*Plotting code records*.
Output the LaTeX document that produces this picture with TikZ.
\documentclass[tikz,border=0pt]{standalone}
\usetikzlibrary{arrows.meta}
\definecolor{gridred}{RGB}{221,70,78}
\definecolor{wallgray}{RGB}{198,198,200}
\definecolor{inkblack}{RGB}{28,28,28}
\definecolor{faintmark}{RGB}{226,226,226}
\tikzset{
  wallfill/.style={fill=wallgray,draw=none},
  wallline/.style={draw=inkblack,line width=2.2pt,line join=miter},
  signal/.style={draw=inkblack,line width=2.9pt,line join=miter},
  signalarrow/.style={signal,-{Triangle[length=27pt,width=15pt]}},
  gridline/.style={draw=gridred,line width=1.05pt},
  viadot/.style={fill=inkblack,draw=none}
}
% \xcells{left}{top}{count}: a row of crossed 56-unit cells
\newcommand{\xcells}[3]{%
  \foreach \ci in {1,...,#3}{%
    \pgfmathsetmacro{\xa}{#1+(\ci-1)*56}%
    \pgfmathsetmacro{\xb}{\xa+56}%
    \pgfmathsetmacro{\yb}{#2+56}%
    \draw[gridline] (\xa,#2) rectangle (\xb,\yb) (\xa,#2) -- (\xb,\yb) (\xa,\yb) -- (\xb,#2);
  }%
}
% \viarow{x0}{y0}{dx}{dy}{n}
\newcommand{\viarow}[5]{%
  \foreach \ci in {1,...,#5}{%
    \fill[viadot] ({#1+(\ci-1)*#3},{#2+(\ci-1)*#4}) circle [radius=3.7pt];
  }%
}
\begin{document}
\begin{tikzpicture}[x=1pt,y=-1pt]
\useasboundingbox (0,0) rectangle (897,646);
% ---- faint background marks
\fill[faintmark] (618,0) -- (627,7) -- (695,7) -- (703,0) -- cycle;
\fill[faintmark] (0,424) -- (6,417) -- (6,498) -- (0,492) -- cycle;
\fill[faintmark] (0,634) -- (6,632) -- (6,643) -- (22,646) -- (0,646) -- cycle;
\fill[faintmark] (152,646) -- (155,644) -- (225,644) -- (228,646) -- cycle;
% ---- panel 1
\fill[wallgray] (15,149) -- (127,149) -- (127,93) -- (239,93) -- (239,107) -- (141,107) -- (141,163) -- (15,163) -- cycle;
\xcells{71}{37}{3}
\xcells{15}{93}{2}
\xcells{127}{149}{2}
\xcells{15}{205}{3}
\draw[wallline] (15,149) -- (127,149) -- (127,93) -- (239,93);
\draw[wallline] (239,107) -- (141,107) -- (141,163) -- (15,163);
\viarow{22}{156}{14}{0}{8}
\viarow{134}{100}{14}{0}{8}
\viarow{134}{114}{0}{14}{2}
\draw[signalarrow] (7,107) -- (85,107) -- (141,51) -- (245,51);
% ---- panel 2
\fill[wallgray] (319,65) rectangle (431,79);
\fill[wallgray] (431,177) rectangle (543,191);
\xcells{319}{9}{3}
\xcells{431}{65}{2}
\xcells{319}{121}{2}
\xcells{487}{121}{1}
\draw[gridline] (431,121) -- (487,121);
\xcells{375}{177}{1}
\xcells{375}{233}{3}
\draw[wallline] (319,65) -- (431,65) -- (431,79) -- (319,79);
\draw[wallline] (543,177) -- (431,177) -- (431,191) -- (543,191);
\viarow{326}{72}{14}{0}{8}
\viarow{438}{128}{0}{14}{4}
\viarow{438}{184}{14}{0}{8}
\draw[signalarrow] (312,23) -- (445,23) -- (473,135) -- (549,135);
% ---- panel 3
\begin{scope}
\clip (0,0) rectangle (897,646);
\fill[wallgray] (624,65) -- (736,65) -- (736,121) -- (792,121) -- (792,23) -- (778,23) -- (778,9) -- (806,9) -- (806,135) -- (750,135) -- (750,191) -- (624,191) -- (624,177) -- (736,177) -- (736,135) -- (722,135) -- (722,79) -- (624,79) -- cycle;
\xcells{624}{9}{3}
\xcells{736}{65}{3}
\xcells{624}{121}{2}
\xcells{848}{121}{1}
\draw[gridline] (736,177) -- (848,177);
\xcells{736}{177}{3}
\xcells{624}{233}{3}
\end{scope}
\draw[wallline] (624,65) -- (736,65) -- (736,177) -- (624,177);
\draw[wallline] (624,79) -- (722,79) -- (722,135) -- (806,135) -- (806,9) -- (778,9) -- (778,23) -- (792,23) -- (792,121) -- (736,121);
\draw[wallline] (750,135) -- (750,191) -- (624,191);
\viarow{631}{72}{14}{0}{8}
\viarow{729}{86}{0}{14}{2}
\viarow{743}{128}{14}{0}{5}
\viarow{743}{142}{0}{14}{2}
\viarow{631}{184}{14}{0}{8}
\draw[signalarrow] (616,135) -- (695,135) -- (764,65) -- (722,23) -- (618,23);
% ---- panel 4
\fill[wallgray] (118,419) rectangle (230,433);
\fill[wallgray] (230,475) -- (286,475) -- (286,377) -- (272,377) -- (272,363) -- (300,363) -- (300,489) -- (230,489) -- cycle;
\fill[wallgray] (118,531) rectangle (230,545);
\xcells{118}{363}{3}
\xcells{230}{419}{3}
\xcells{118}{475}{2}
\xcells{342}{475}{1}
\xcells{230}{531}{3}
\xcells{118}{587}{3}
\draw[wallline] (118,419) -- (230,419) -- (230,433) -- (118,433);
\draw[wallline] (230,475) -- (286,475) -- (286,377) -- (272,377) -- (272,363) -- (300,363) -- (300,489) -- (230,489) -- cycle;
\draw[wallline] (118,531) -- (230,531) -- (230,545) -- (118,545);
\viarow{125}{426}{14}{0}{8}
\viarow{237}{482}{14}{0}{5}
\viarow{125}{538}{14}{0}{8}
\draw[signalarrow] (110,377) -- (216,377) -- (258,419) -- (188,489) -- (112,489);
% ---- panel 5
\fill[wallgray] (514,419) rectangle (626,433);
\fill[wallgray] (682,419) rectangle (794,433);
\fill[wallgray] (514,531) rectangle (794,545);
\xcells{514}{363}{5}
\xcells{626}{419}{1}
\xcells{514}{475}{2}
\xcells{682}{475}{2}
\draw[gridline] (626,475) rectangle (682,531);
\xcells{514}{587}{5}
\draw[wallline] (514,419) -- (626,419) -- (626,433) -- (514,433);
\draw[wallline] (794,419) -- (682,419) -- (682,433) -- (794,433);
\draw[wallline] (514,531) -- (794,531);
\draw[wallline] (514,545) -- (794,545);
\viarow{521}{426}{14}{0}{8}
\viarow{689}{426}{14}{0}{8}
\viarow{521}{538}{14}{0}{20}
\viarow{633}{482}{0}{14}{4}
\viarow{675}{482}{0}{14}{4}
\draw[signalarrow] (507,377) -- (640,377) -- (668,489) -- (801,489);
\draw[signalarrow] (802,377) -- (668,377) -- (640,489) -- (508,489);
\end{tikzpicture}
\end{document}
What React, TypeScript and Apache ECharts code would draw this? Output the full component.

*Task brief*.
Search the listing for the word "Output" and return each line that holds it.

*Finished task*.
Output the LaTeX document that produces this picture with TikZ.
What React, TypeScript and Apache ECharts code would draw this? Output the full component.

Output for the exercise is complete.